Unexpectedly Intriguing!
01 July 2009

Confronting Math Phil Miller is happy that Mizzou ranks low in a new poll based on the likelihood of the school's athletic programs being sanctioned for NCAA rule violations, which is based on odds set by online gambling site BetUS.com. We wonder if the NCAA itself is behind the poll, given that it would provide an financial incentive for members of a cheating athletic department to bet that their schools would get caught cheating, which they could then ensure happens. Phil thinks they'll just continue pursuing the traditional approach of jumping ship to another ethically-challenged athletic program before their old school officially gets caught....

Having run the numbers, there's nothing really out there to either drive U.S. stock prices significantly higher or lower during the month of July. Without investors shifting their forward-looking focus past the end of the year (where it's at now), and absent any significant changes to the level of what companies are planning to pay out in dividends at that time, we would expect that the S&P 500 in July 2009 will mainly fall in the same average range between 925 and 945 as it did in June.

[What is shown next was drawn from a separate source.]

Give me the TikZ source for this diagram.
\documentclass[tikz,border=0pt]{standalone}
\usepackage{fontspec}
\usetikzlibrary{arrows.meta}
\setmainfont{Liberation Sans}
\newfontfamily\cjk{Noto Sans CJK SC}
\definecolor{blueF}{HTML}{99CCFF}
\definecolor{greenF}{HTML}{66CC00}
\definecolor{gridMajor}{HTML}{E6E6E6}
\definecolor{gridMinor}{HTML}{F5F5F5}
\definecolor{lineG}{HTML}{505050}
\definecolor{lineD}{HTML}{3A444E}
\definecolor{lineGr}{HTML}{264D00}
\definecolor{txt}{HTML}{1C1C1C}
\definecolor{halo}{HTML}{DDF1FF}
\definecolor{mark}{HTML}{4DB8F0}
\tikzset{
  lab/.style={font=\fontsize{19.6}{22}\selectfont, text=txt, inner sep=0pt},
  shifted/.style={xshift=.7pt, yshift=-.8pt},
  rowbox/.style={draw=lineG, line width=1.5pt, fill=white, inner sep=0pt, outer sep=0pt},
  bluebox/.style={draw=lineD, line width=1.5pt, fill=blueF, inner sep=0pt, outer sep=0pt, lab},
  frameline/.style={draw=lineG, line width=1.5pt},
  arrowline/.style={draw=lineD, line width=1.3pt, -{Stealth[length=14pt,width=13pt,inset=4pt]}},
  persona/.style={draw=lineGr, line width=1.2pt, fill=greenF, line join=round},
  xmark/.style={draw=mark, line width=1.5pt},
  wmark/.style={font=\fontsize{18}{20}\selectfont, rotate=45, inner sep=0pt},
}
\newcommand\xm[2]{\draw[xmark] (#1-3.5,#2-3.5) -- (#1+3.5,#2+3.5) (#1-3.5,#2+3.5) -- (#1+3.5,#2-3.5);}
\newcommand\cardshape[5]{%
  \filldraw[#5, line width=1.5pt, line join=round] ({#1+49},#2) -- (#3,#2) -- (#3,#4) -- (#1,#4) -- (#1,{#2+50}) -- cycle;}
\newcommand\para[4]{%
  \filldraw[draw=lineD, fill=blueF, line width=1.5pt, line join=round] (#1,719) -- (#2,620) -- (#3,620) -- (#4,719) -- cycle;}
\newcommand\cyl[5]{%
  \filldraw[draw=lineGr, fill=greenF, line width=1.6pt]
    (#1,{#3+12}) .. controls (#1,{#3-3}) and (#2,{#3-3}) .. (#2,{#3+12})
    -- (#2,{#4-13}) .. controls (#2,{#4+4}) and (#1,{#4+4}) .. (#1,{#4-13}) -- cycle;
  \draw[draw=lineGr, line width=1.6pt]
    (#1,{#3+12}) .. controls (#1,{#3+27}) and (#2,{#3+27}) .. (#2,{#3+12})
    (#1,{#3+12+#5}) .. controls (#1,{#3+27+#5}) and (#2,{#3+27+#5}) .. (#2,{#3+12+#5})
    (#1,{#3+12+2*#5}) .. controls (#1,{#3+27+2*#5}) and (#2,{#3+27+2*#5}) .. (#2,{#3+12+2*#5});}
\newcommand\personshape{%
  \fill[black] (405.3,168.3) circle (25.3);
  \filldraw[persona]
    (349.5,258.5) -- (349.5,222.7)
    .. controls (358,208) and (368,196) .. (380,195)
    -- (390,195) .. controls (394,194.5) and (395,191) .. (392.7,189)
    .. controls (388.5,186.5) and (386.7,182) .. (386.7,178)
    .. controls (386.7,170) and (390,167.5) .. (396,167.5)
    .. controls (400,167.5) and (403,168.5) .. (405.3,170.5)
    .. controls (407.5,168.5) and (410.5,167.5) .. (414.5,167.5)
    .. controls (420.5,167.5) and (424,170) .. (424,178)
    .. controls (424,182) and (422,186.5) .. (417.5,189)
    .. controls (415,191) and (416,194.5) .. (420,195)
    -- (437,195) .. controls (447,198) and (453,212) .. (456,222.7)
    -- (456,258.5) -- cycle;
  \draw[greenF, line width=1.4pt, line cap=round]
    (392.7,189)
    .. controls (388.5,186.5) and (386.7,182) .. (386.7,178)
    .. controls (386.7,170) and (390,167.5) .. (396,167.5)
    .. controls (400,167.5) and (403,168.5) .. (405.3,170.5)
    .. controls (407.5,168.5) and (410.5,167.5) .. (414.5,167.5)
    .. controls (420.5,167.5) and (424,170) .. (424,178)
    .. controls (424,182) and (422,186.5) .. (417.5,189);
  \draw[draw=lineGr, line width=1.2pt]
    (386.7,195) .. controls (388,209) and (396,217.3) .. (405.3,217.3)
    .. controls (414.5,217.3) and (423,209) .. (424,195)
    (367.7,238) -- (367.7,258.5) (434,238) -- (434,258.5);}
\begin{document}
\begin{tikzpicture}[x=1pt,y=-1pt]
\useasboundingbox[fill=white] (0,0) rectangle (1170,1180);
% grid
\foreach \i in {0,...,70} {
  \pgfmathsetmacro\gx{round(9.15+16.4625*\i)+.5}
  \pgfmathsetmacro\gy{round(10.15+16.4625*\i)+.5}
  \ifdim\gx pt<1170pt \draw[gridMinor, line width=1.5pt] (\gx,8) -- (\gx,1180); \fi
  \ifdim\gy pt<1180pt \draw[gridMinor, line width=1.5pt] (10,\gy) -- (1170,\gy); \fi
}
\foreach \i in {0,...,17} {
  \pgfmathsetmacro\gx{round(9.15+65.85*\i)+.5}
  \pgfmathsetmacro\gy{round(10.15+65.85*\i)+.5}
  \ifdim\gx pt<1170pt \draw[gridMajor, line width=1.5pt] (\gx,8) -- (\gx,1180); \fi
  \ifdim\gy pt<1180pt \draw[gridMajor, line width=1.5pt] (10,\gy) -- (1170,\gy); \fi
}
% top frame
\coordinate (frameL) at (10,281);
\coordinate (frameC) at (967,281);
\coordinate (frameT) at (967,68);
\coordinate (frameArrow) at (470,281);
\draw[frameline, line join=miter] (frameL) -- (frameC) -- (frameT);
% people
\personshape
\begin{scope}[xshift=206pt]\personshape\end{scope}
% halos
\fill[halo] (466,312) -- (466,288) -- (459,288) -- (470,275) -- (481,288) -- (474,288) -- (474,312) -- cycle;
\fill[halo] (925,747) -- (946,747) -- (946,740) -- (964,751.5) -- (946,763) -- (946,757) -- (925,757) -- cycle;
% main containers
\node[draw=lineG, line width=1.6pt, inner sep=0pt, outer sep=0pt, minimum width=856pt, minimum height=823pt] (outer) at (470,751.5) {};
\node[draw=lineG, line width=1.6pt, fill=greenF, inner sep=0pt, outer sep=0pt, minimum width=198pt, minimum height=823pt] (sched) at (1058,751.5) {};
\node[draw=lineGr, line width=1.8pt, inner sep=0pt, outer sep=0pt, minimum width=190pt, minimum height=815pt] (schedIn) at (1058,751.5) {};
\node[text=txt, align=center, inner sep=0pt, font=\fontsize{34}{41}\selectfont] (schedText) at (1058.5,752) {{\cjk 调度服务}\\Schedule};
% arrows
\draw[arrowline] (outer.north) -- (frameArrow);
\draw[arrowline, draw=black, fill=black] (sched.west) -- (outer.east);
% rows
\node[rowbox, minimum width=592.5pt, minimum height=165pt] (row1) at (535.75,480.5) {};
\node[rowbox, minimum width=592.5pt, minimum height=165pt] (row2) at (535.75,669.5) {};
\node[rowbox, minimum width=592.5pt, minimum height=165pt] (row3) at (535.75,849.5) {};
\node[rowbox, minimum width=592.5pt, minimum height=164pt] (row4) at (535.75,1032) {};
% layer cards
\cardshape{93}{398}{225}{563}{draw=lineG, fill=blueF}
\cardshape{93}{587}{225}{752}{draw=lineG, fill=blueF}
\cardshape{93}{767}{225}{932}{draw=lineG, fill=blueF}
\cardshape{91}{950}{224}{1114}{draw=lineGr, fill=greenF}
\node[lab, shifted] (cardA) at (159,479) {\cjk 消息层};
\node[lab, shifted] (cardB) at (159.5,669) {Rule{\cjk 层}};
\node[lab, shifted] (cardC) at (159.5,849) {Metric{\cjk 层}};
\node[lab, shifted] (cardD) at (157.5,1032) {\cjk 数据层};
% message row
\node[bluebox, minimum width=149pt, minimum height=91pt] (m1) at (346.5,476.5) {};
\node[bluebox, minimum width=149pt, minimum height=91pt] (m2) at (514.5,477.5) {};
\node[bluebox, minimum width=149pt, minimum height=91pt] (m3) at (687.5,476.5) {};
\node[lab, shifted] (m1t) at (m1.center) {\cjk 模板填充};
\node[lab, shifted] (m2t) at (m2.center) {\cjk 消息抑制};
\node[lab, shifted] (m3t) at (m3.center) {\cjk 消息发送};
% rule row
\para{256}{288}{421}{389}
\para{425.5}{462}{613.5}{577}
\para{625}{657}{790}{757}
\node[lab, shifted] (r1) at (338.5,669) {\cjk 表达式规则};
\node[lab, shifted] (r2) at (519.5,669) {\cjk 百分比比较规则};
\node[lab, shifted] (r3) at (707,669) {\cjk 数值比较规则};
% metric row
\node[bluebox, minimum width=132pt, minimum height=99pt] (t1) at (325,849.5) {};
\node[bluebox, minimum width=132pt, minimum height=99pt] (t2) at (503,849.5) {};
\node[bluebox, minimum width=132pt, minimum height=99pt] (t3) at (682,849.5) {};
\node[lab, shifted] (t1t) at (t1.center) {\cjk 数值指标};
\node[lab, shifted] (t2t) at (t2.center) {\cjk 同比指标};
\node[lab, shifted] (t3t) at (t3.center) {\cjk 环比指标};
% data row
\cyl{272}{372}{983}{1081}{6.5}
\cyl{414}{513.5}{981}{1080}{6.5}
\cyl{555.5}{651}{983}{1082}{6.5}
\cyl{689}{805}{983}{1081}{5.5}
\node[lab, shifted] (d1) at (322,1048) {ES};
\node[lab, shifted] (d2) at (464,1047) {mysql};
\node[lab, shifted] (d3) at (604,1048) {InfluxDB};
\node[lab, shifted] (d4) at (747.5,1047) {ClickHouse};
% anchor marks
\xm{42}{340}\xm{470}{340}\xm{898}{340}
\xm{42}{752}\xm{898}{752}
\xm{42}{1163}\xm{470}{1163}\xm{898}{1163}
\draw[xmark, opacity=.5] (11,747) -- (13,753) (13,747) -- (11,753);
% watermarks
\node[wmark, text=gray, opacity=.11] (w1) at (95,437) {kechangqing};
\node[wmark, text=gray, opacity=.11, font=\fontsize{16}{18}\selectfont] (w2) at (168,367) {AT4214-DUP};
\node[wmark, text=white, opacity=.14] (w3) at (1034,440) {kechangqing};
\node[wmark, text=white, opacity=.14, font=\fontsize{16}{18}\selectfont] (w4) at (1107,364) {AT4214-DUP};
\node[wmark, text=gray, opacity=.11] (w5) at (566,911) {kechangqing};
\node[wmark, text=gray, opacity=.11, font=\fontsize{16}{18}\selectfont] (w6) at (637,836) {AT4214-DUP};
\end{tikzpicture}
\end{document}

One of the main arguments made supporting "Obamacare" is that too much money is wasted trying to keep people alive longer in the last six months of their lives. The same people also point to, in our view, poorly constructed statistical studies that would seem to indicate that people live longer in countries that spend less on health care than the U.S. (In reality, people in the United States have the highest natural life expectancy of all countries.) We wonder though: if the U.S government starts "rationalizing" health spending at the expense of these life-extending efforts, what might we reasonably expect to happen to the U.S.' ranking within those poorly constructed international life expectancy comparisons? And tell us again why that's a good idea?

Of all the recent deaths of well-known people, Billy Mays' passing is the one that will truly affect the greatest number of people. He was the very rare man who could see the American dream happening all around him, who came into his own success because he discovered his place within it, and who could really appreciate it all. The future will be different because he's no longer with us.